- Born: 1856 Bombay
- Died: 24 June 1946 (aged 89–90) Karachi, British India
- Spouse: Khorshedbanu Katrak
- Children: Sohrab Katrak
- Father: Hormusji Katrak

= Kavasji Katrak =

Parsi businessman born in 1856

Sir Kavasji Hormusji Katrak (1856 - 24 June 1946) was a Parsi businessman of Karachi. He was associated with several institutions in British India. The Sohrab Katrak Parsi Colony was founded by him.

== Early life ==
Kavasji Hormusji Katrak was born in 1856. His father was Sir Hormusji Katrak, a prominent Parsi that had been knighted by George V. The name 'Katrak' was an ancient family from the Indian subcontinent. Kavasji Katrak was living in Bombay prior to the start of his business career.

== Career ==
In 1874, Katrak left Bombay to begin his career. He came to Rawalpindi and found employment at Jamasji & Sons, where he worked at for a period of 18 years, before eventually coming to Karachi, where he established Katrak & Co in 1891. Katrak & Co. was an import company, which became very successful. He served on several Government organisations, including the Karachi Port Trust, Karachi Municipality, North Western State Railway's Advisory Committee, and the Daily Gazette

== Philanthropy ==
Katrak was part of several philanthropic projects, including the Virbaijee Katrak Maternity Wing (constructed in 1917 as an extension to the Lady Dufferin Hospital), the Khorshedbai Katrak Parsi Home, the YMZA (Young Mens Zoroastrian Association), the Hormusji Katrak Hall (erected in 1920), the Sohrab Katrak library, the Katrak Swimming Bath (since declared a heritage site) and the Sohrab Katrak Parsi Colony. As a result of his philanthropic contributions, he was appointed an Associate Commander of the Most Venerable Order of Saint John in 1941. The land for the Parsi General Hospital in Karachi was donated by Katrak in 1942.

== Personal life ==
Katrak married Khorshed Banu and had one son and five daughters.

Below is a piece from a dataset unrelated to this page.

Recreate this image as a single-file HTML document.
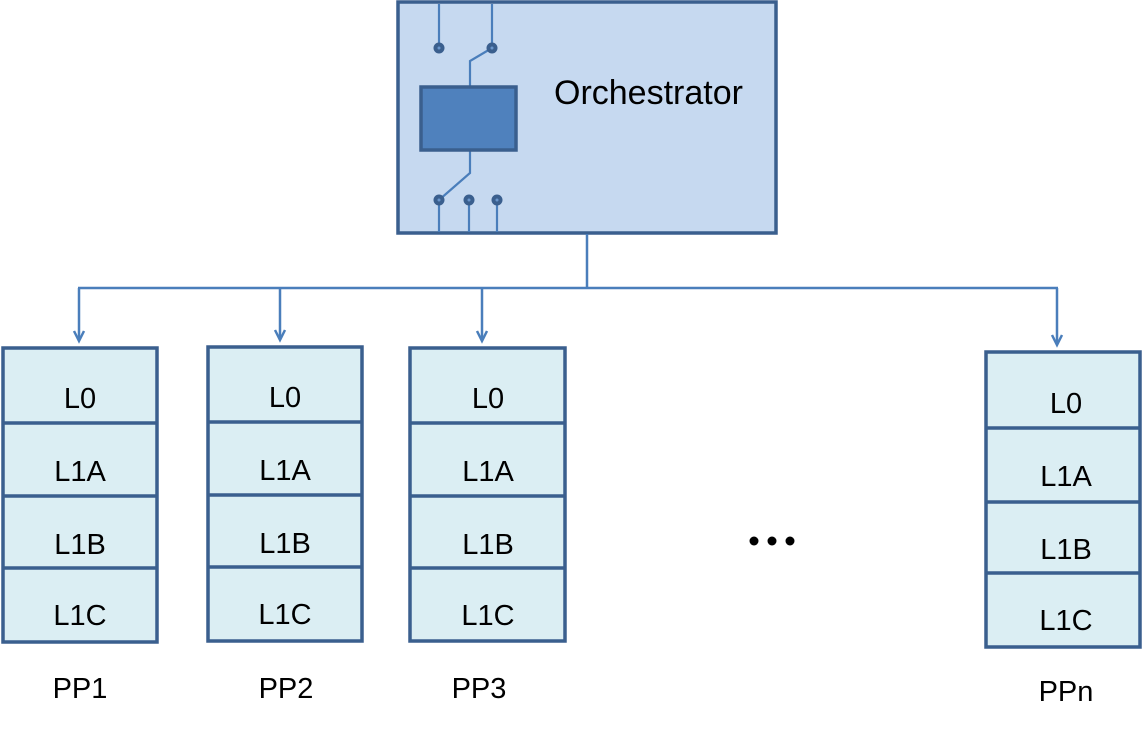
<!DOCTYPE html>
<html><head><meta charset="utf-8"><style>
html,body{margin:0;padding:0;background:#fff;}
svg{display:block;}
text{font-family:"Liberation Sans",sans-serif;fill:#000;}
</style></head><body>
<svg width="1142" height="733" viewBox="0 0 1142 733" xmlns="http://www.w3.org/2000/svg">
<!-- Orchestrator -->
<rect x="398" y="2" width="378" height="231" fill="#C6D9F0" stroke="#3A5F8E" stroke-width="3.5"/>
<g stroke="#4A7EBB" stroke-width="2.2" fill="none">
<line x1="439" y1="4" x2="439" y2="48"/>
<line x1="492" y1="4" x2="492" y2="48"/>
<polyline points="492,48 470,61 470,87"/>
<polyline points="470,150 470,173 439,200"/>
<line x1="439" y1="200" x2="439" y2="232"/>
<line x1="469" y1="200" x2="469" y2="232"/>
<line x1="497" y1="200" x2="497" y2="232"/>
</g>
<g fill="#3A5F8E">
<circle cx="439" cy="48" r="5.5"/><circle cx="492" cy="48" r="5.5"/>
<circle cx="439" cy="200" r="5.5"/><circle cx="469" cy="200" r="5.5"/><circle cx="497" cy="200" r="5.5"/>
</g>
<g fill="#6A96CC">
<circle cx="439" cy="48" r="1.5"/><circle cx="492" cy="48" r="1.5"/>
<circle cx="439" cy="200" r="1.5"/><circle cx="469" cy="200" r="1.5"/><circle cx="497" cy="200" r="1.5"/>
</g>
<rect x="421" y="87" width="95" height="63" fill="#4F81BD" stroke="#3A5F8E" stroke-width="3.5"/>
<text x="554" y="104" font-size="34">Orchestrator</text>
<!-- connectors -->
<g stroke="#4A7EBB" stroke-width="2.5" fill="none">
<line x1="587" y1="234" x2="587" y2="288"/>
<line x1="78" y1="288" x2="1058" y2="288"/>
<line x1="79" y1="288" x2="79" y2="340"/>
<line x1="280" y1="288" x2="280" y2="339"/>
<line x1="482" y1="288" x2="482" y2="340"/>
<line x1="1057" y1="288" x2="1057" y2="344"/>
<path d="M74,331 L79,341 L84,331"/>
<path d="M275,330 L280,340 L285,330"/>
<path d="M477,331 L482,341 L487,331"/>
<path d="M1052,335 L1057,345 L1062,335"/>
</g>
<!-- stacks -->
<g fill="#DBEEF3" stroke="#3A5F8E" stroke-width="3.5">
<rect x="3" y="348" width="154" height="294"/>
<rect x="208" y="347" width="154" height="294"/>
<rect x="410" y="348" width="155" height="293"/>
<rect x="986" y="352" width="154" height="295"/>
</g>
<g stroke="#3A5F8E" stroke-width="3.5">
<line x1="3" y1="423" x2="157" y2="423"/><line x1="3" y1="496" x2="157" y2="496"/><line x1="3" y1="568" x2="157" y2="568"/>
<line x1="208" y1="422" x2="362" y2="422"/><line x1="208" y1="495" x2="362" y2="495"/><line x1="208" y1="567" x2="362" y2="567"/>
<line x1="410" y1="423" x2="565" y2="423"/><line x1="410" y1="496" x2="565" y2="496"/><line x1="410" y1="568" x2="565" y2="568"/>
<line x1="986" y1="428" x2="1140" y2="428"/><line x1="986" y1="502" x2="1140" y2="502"/><line x1="986" y1="573" x2="1140" y2="573"/>
</g>
<g font-size="29" text-anchor="middle">
<text x="80" y="408">L0</text><text x="80" y="481">L1A</text><text x="80" y="554">L1B</text><text x="80" y="625">L1C</text>
<text x="285" y="407">L0</text><text x="285" y="480">L1A</text><text x="285" y="553">L1B</text><text x="285" y="624">L1C</text>
<text x="488" y="408">L0</text><text x="488" y="481">L1A</text><text x="488" y="554">L1B</text><text x="488" y="625">L1C</text>
<text x="1066" y="413">L0</text><text x="1066" y="486">L1A</text><text x="1066" y="559">L1B</text><text x="1066" y="630">L1C</text>
<text x="80" y="698">PP1</text><text x="286" y="698">PP2</text><text x="479" y="698">PP3</text><text x="1066" y="701">PPn</text>
</g>
<g fill="#000"><circle cx="754" cy="541" r="4.5"/><circle cx="772" cy="541" r="4.5"/><circle cx="790" cy="541" r="4.5"/></g>
</svg>
</body></html>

His son, Sohrab Katrak served as Mayor of Karachi and authored three books, Message Eternal, Who are the Parsis and Through Amanullah's Afghanistan.

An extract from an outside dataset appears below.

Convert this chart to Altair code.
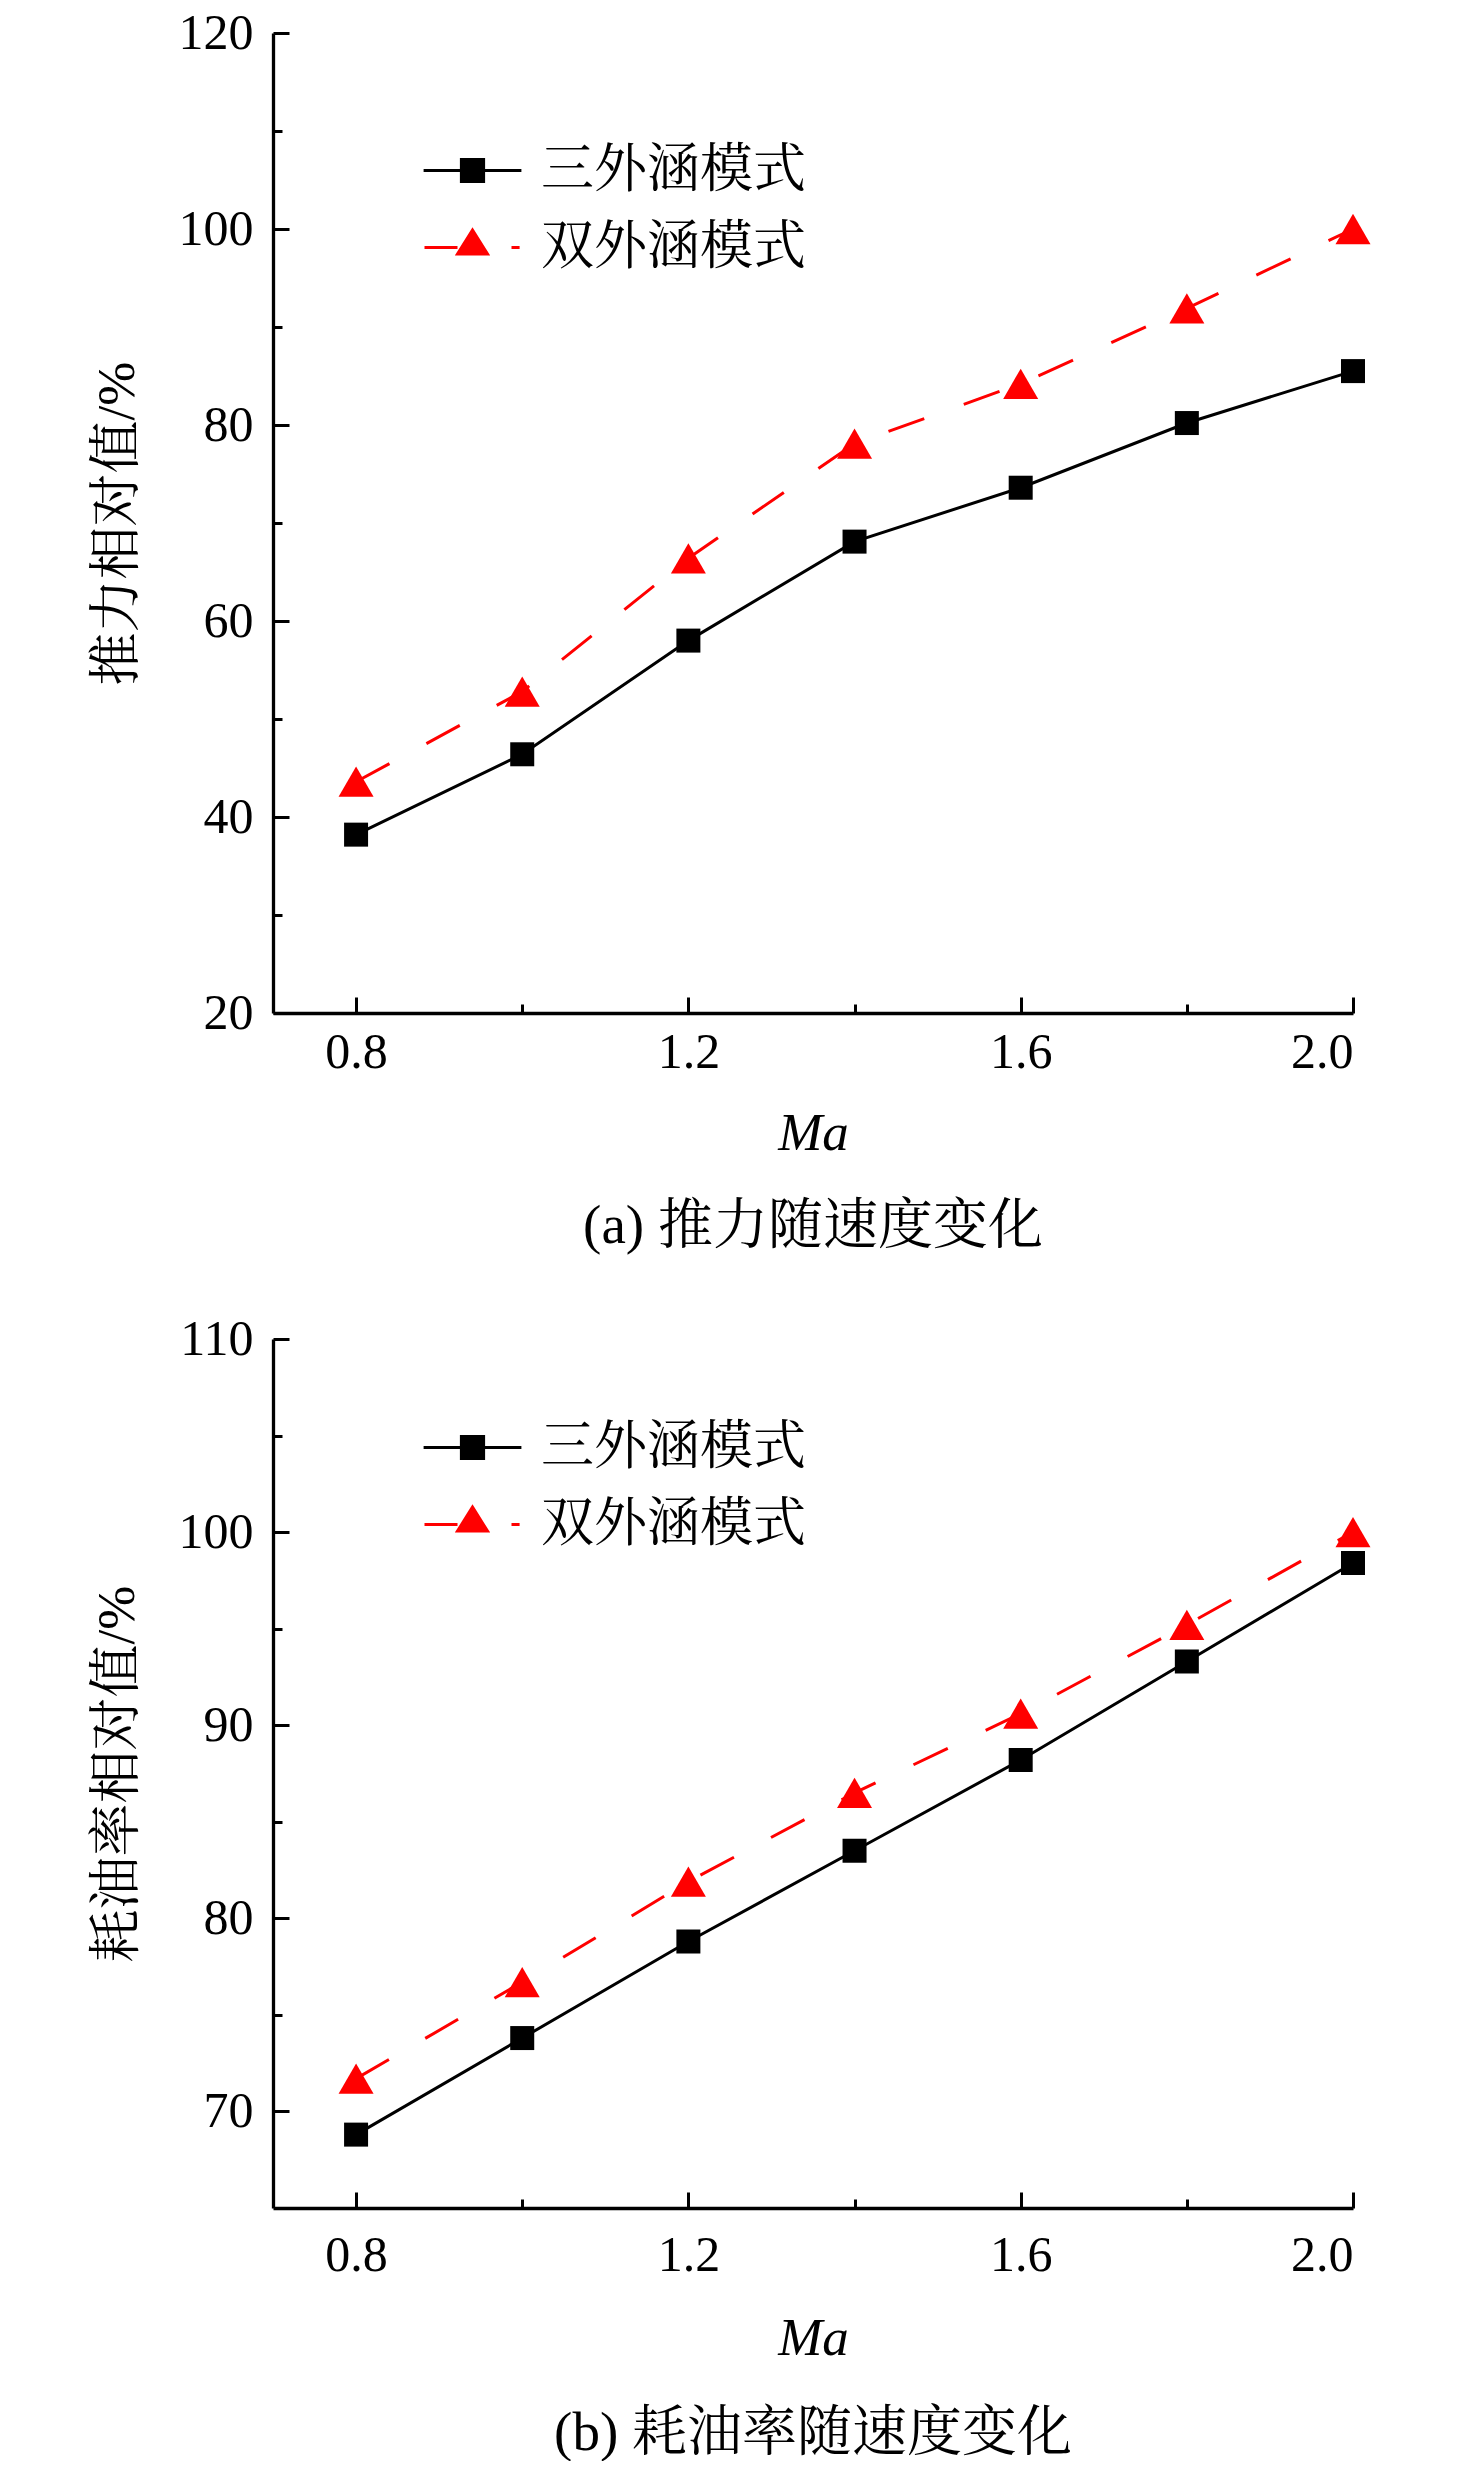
import altair as alt
import pandas as pd

# data
mach = [0.8, 1.0, 1.2, 1.4, 1.6, 1.8, 2.0]
series = ["三外涵模式", "双外涵模式"]
thrust_triple = [38.2, 46.4, 58.0, 68.1, 73.6, 80.2, 85.5]
thrust_double = [43.6, 52.8, 66.4, 78.1, 84.2, 91.9, 100.0]
sfc_triple = [68.8, 73.8, 78.8, 83.5, 88.2, 93.3, 98.4]
sfc_double = [71.7, 76.7, 81.9, 86.5, 90.6, 95.2, 100.0]

x_labels = [0.8, 1.2, 1.6, 2.0]
x_minor = [1.0, 1.4, 1.8]
thrust_labels = [20, 40, 60, 80, 100, 120]
thrust_minor = [30, 50, 70, 90, 110]
sfc_labels = [70, 80, 90, 100, 110]
sfc_minor = [75, 85, 95, 105]

colors = ["#000000", "#ff0000"]
FONT = "Liberation Serif, Noto Serif CJK SC, Noto Sans CJK SC"
W = 1080

# legend symbols: line + marker, drawn as one custom path each
sym_square = "M-1.63,0L1.63,0M-0.37,-0.37L0.37,-0.37L0.37,0.37L-0.37,0.37Z"
sym_triangle = "M-1.6,0L-0.5,0M1.3,0L1.57,0M0,-0.58L0.5,0.22L-0.5,0.22Z"


def make_df(a, b):
    rows = []
    for m, v in zip(mach, a):
        rows.append({"Ma": m, "value": v, "series": series[0]})
    for m, v in zip(mach, b):
        rows.append({"Ma": m, "value": v, "series": series[1]})
    return pd.DataFrame(rows)


def tick_axis(orient, offset, values, size):
    # inward ticks: an axis on the far side, pulled back onto the near edge
    return alt.Axis(orient=orient, offset=offset, values=values, labels=False,
                    domain=False, title=None, tickSize=size)


def panel(df, y_title, y_domain, y_labels, y_minor, caption, height, legend_y,
          label_pad, title_pad, cap_offset):
    base = alt.Chart(df)
    xs = alt.Scale(domain=[0.7, 2.0], nice=False, zero=False)
    ys = alt.Scale(domain=y_domain, nice=False, zero=False)

    main_x = alt.Axis(
        values=x_labels, format=".1f", ticks=False, title="Ma",
        titleFontStyle="italic", titlePadding=title_pad, labelPadding=label_pad,
    )
    main_y = alt.Axis(values=y_labels, ticks=False, title=y_title, labelPadding=20, titlePadding=34)

    line_a = base.transform_filter(alt.datum.series == series[0]).mark_line(
        strokeWidth=3, color=colors[0]
    ).encode(
        x=alt.X("Ma:Q", scale=xs, axis=main_x),
        y=alt.Y("value:Q", scale=ys, axis=main_y),
    )

    line_b = base.transform_filter(alt.datum.series == series[1]).mark_line(
        strokeWidth=3, color=colors[1], strokeDash=[38, 42]
    ).encode(
        x=alt.X("Ma:Q", scale=xs, axis=None),
        y=alt.Y("value:Q", scale=ys, axis=None),
    )

    # layer that only carries the legend (its tiny points sit under the markers)
    leg = alt.Legend(orient="none", legendX=168, legendY=legend_y, title=None,
                     symbolOpacity=1, labelLimit=600)
    color_scale = alt.Scale(domain=series, range=colors)
    legend_layer = base.mark_point(filled=True, size=1, strokeWidth=3).encode(
        x=alt.X("Ma:Q", scale=xs, axis=None),
        y=alt.Y("value:Q", scale=ys, axis=None),
        shape=alt.Shape("series:N", scale=alt.Scale(domain=series, range=[sym_square, sym_triangle]),
                        legend=leg),
        fill=alt.Fill("series:N", scale=color_scale, legend=leg),
        stroke=alt.Stroke("series:N", scale=color_scale, legend=leg),
    )

    squares = base.transform_filter(alt.datum.series == series[0]).mark_point(
        shape="square", filled=True, size=576, opacity=1, color=colors[0]
    ).encode(
        x=alt.X("Ma:Q", scale=xs, axis=tick_axis("top", -height, x_labels, 16)),
        y=alt.Y("value:Q", scale=ys, axis=tick_axis("right", -W, y_labels, 16)),
    )

    triangles = base.transform_filter(alt.datum.series == series[1]).mark_point(
        shape="triangle-up", filled=True, size=1225, opacity=1, color=colors[1]
    ).encode(
        x=alt.X("Ma:Q", scale=xs, axis=tick_axis("top", -height, x_minor, 9)),
        y=alt.Y("value:Q", scale=ys, axis=tick_axis("right", -W, y_minor, 9)),
    )

    return alt.layer(line_a, line_b, legend_layer, squares, triangles).resolve_axis(
        x="independent", y="independent"
    ).properties(
        width=W,
        height=height,
        title=alt.TitleParams(
            caption, orient="bottom", anchor="middle", frame="group",
            font=FONT, fontSize=55, fontWeight="normal", offset=cap_offset, color="black",
        ),
    )


top = panel(make_df(thrust_triple, thrust_double), "推力相对值/%", [20, 120],
            thrust_labels, thrust_minor, "(a) 推力随速度变化", 980, 106, 14, 30, 40)
bottom = panel(make_df(sfc_triple, sfc_double), "耗油率相对值/%", [65, 110],
               sfc_labels, sfc_minor, "(b) 耗油率随速度变化", 869, 77, 22, 32, 42)

chart = alt.vconcat(top, bottom, spacing=60).resolve_scale(
    fill="independent", stroke="independent", shape="independent",
).resolve_legend(
    fill="independent", stroke="independent", shape="independent",
).properties(
    padding={"left": 83, "top": 0, "right": 20, "bottom": 0}
).configure_view(stroke=None).configure_axis(
    labelFont=FONT, labelFontSize=50, labelColor="black",
    titleFont=FONT, titleFontSize=53, titleFontWeight="normal", titleColor="black",
    domainColor="black", domainWidth=3.3, tickColor="black", tickWidth=3, grid=False,
).configure_legend(
    labelFont=FONT, labelFontSize=53, labelColor="black", labelOffset=37,
    symbolSize=3600, symbolStrokeWidth=3, rowPadding=18, labelLimit=600,
)

chart.save("out.html", embed_options={"renderer": "svg", "actions": False})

His daughters include Meherbai, who married Burjorji Madan, son of Jamshedji Framji Madan and Dinbai, a social worker who married Indian cricketer Hormasji Vajifdar.

Katrak was a Freemason, having joined the fraternity in 1877 during his time in Rawalpindi. He was knighted by George V on 1 January 1942.

== Death ==
Katrak died on 24 June 1946 in Karachi.